In eloquent detail, Ms. Norgren shows how Lockwood loved the law. As a solo practitioner, she went after all sorts of cases: civil actions, divorces, and criminal trials. Lockwood ventured into other states acting on behalf of clients, and she helped to set up networks of female lawyers who could help one another.

When Ms. Norgren falters, it is hardly her fault. With so much private correspondence missing, it is difficult to picture the private Lockwood. In more intimate settings, was she always able to put on such a brave face? Was she really so unruffled by male chauvinism?

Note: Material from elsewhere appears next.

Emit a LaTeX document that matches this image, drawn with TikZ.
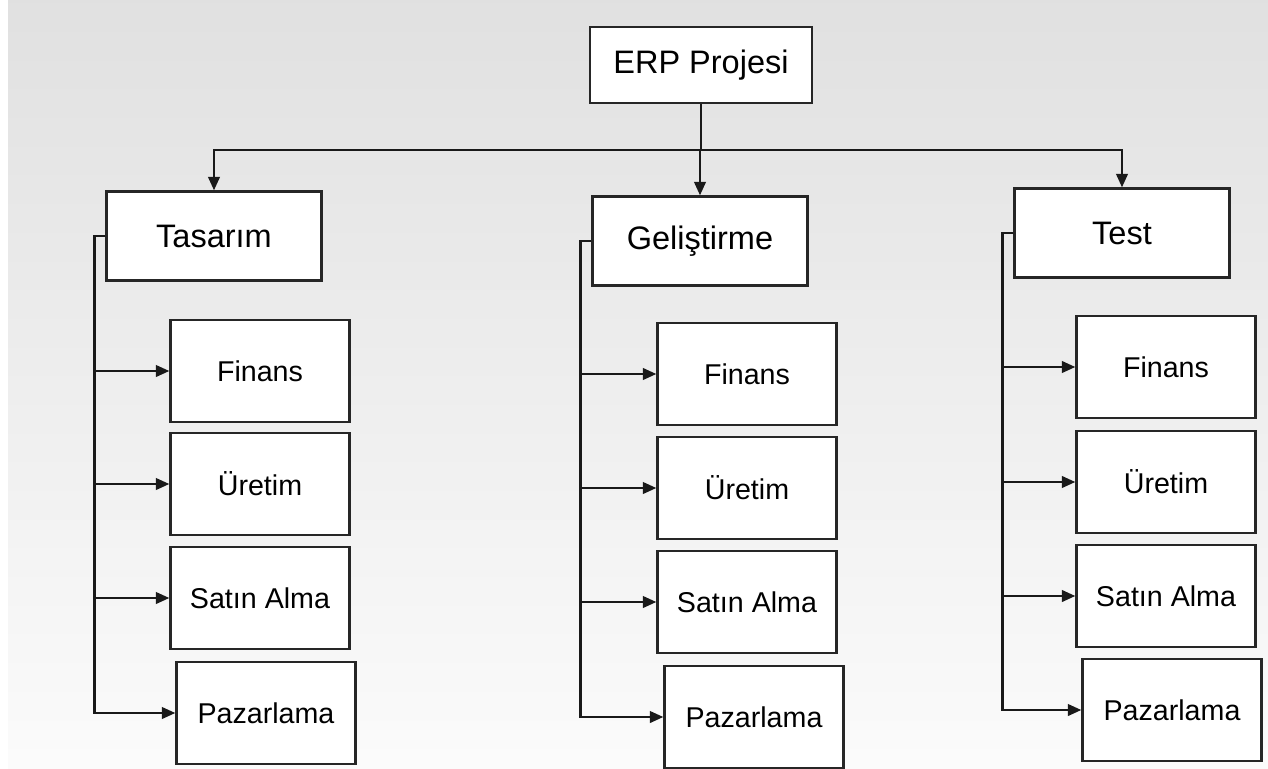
\documentclass[tikz,border=0pt]{standalone}
\usepackage{fontspec}
\setmainfont{Liberation Sans}
\usetikzlibrary{arrows.meta}
\tikzset{
  topbox/.style={draw=black!85,fill=white,line width=1.3pt,minimum width=4.3cm,minimum height=1.78cm,inner sep=0pt,font=\fontsize{18.5}{22}\selectfont},
  rootbox/.style={topbox,minimum width=4.44cm,minimum height=1.52cm},
  subbox/.style={draw=black!85,fill=white,line width=1.3pt,minimum width=3.58cm,minimum height=2.04cm,inner sep=0pt,font=\fontsize{16.3}{20}\selectfont},
  link/.style={draw=black!90,line width=1.4pt},
  arr/.style={link,-{Triangle[length=2.7mm,width=2.3mm]}}
}

\begin{document}
\begin{tikzpicture}[x=0.02cm,y=-0.02cm]
% page and background
\useasboundingbox (0,0) rectangle (1268,768);
\fill[white] (0,0) rectangle (1268,768);
\shade[top color=black!12,bottom color=black!1.5] (8,0) rectangle (1268,768);

% first level
\node[rootbox] (erp) at (701,65) {ERP Projesi};
\node[topbox] (tas) at (214,236) {Tasarım};
\node[topbox] (gel) at (700,241) {Geliştirme};
\node[topbox] (tst) at (1122,233) {Test};

\coordinate (bus) at (700,150);
\draw[link] (erp.south) -- (erp.south |- bus);
\draw[arr] (bus) -| (tas.north);
\draw[arr] (bus) -- (gel.north);
\draw[arr] (bus) -| (tst.north);

% second level
\node[subbox] (tasfin) at (260,371) {Finans};
\node[subbox] (tasure) at (260,484) {Üretim};
\node[subbox] (tassat) at (260,598) {Satın Alma};
\node[subbox] (taspaz) at (266,713) {Pazarlama};

\node[subbox] (gelfin) at (747,374) {Finans};
\node[subbox] (gelure) at (747,488) {Üretim};
\node[subbox] (gelsat) at (747,602) {Satın Alma};
\node[subbox] (gelpaz) at (754,717) {Pazarlama};

\node[subbox] (tstfin) at (1166,367) {Finans};
\node[subbox] (tsture) at (1166,482) {Üretim};
\node[subbox] (tstsat) at (1166,596) {Satın Alma};
\node[subbox] (tstpaz) at (1172,710) {Pazarlama};

\foreach \p in {tas,gel,tst}
  \foreach \c in {fin,ure,sat,paz}
    \draw[arr] (\p.west) -- ++(-11,0) |- (\p\c.west);
\end{tikzpicture}
\end{document}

Ms. Norgren could make a little more of Lockwood’s personality. An amusing episode, for example, shows Lockwood in motion, deflecting the sort of criticism that made other feminists fume. In 1881, to get to her appointments quickly, Lockwood adopted the then exclusively male practice of riding a large tricycle on the streets of Washington, D.C. The press attacked this unladylike behavior, lampooning it in cartoons and even speculating that it might ruin the “feminine organs of matrimonial necessity.”

While certain feminists like Susan B. Anthony made an ideological issue out of the controversy, proclaiming the bicycle an instrument of female emancipation, Lockwood composed a poem:

A simple home woman, who only had thought
To lighten the labors her business had wrought.
And make a machine serve the purpose of feet.
And at the same time keep her dress from the street.

Ms. Norgren calls this ditty “light-hearted,” an expression of Lockwood’s amusement at the hullabaloo. So it is, but it also demonstrates how Lockwood got ahead, making her vehicle seem like the natural extension of a successful woman’s work, while also reminding readers of the alternately muddy and dusty streets of the capital that made it difficult to preserve ladylike behavior.

This episode would be a good way to begin a Lockwood biography — one perhaps a children’s biographer could use as a means of amplifying Ms. Norgren’s sober-sided book.